_Aim_
Repeat the data below exactly, dropping any pictures it holds.

· · · ·

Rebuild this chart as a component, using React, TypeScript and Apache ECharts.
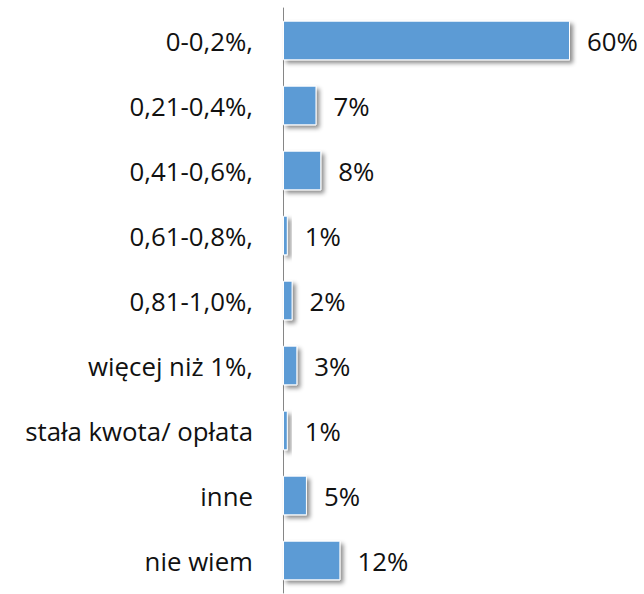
import React, { useEffect, useRef } from "react";
import * as echarts from "echarts";

const categories = [
  "0-0,2%,",
  "0,21-0,4%,",
  "0,41-0,6%,",
  "0,61-0,8%,",
  "0,81-1,0%,",
  "więcej niż 1%,",
  "stała kwota/ opłata",
  "inne",
  "nie wiem",
];
const values = [60, 7, 8, 1, 2, 3, 1, 5, 12];

export default function App() {
  const ref = useRef<HTMLDivElement>(null);
  useEffect(() => {
    const chart = echarts.init(ref.current!, null, { renderer: "svg" });
    chart.setOption({
      animation: false,
      grid: { left: 283, right: 74, top: 8, bottom: 1 },
      xAxis: {
        type: "value",
        min: 0,
        max: 60,
        show: false,
      },
      yAxis: {
        type: "category",
        data: categories,
        inverse: true,
        axisLine: { show: true, lineStyle: { color: "#868686", width: 1 } },
        axisTick: { show: false },
        axisLabel: {
          margin: 30,
          color: "#111",
          fontSize: 25.8,
          fontWeight: "normal",
          fontFamily: "Open Sans",
        },
      },
      series: [
        {
          type: "bar",
          data: values,
          barCategoryGap: "39%",
          itemStyle: {
            color: "#5B9BD5",
            borderColor: "#fff",
            borderWidth: 1,
            shadowColor: "rgba(0,0,0,0.45)",
            shadowBlur: 4,
            shadowOffsetX: 3,
            shadowOffsetY: 3,
          },
          label: {
            show: true,
            position: "right",
            distance: 17,
            formatter: "{c}%",
            color: "#111",
            fontSize: 25.8,
            fontWeight: "normal",
            fontFamily: "Open Sans",
          },
        },
      ],
    });
    return () => chart.dispose();
  }, []);
  return <div ref={ref} style={{ width: 644, height: 594, position: "absolute", left: 0, top: 0 }} />;
}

· · · ·

_Response to the task_
Rebuild this chart as a component, using React, TypeScript and Apache ECharts.
import React, { useEffect, useRef } from "react";
import * as echarts from "echarts";

const categories = [
  "0-0,2%,",
  "0,21-0,4%,",
  "0,41-0,6%,",
  "0,61-0,8%,",
  "0,81-1,0%,",
  "więcej niż 1%,",
  "stała kwota/ opłata",
  "inne",
  "nie wiem",
];
const values = [60, 7, 8, 1, 2, 3, 1, 5, 12];

export default function App() {
  const ref = useRef<HTMLDivElement>(null);
  useEffect(() => {
    const chart = echarts.init(ref.current!, null, { renderer: "svg" });
    chart.setOption({
      animation: false,
      grid: { left: 283, right: 74, top: 8, bottom: 1 },
      xAxis: {
        type: "value",
        min: 0,
        max: 60,
        show: false,
      },
      yAxis: {
        type: "category",
        data: categories,
        inverse: true,
        axisLine: { show: true, lineStyle: { color: "#868686", width: 1 } },
        axisTick: { show: false },
        axisLabel: {
          margin: 30,
          color: "#111",
          fontSize: 25.8,
          fontWeight: "normal",
          fontFamily: "Open Sans",
        },
      },
      series: [
        {
          type: "bar",
          data: values,
          barCategoryGap: "39%",
          itemStyle: {
            color: "#5B9BD5",
            borderColor: "#fff",
            borderWidth: 1,
            shadowColor: "rgba(0,0,0,0.45)",
            shadowBlur: 4,
            shadowOffsetX: 3,
            shadowOffsetY: 3,
          },
          label: {
            show: true,
            position: "right",
            distance: 17,
            formatter: "{c}%",
            color: "#111",
            fontSize: 25.8,
            fontWeight: "normal",
            fontFamily: "Open Sans",
          },
        },
      ],
    });
    return () => chart.dispose();
  }, []);
  return <div ref={ref} style={{ width: 644, height: 594, position: "absolute", left: 0, top: 0 }} />;
}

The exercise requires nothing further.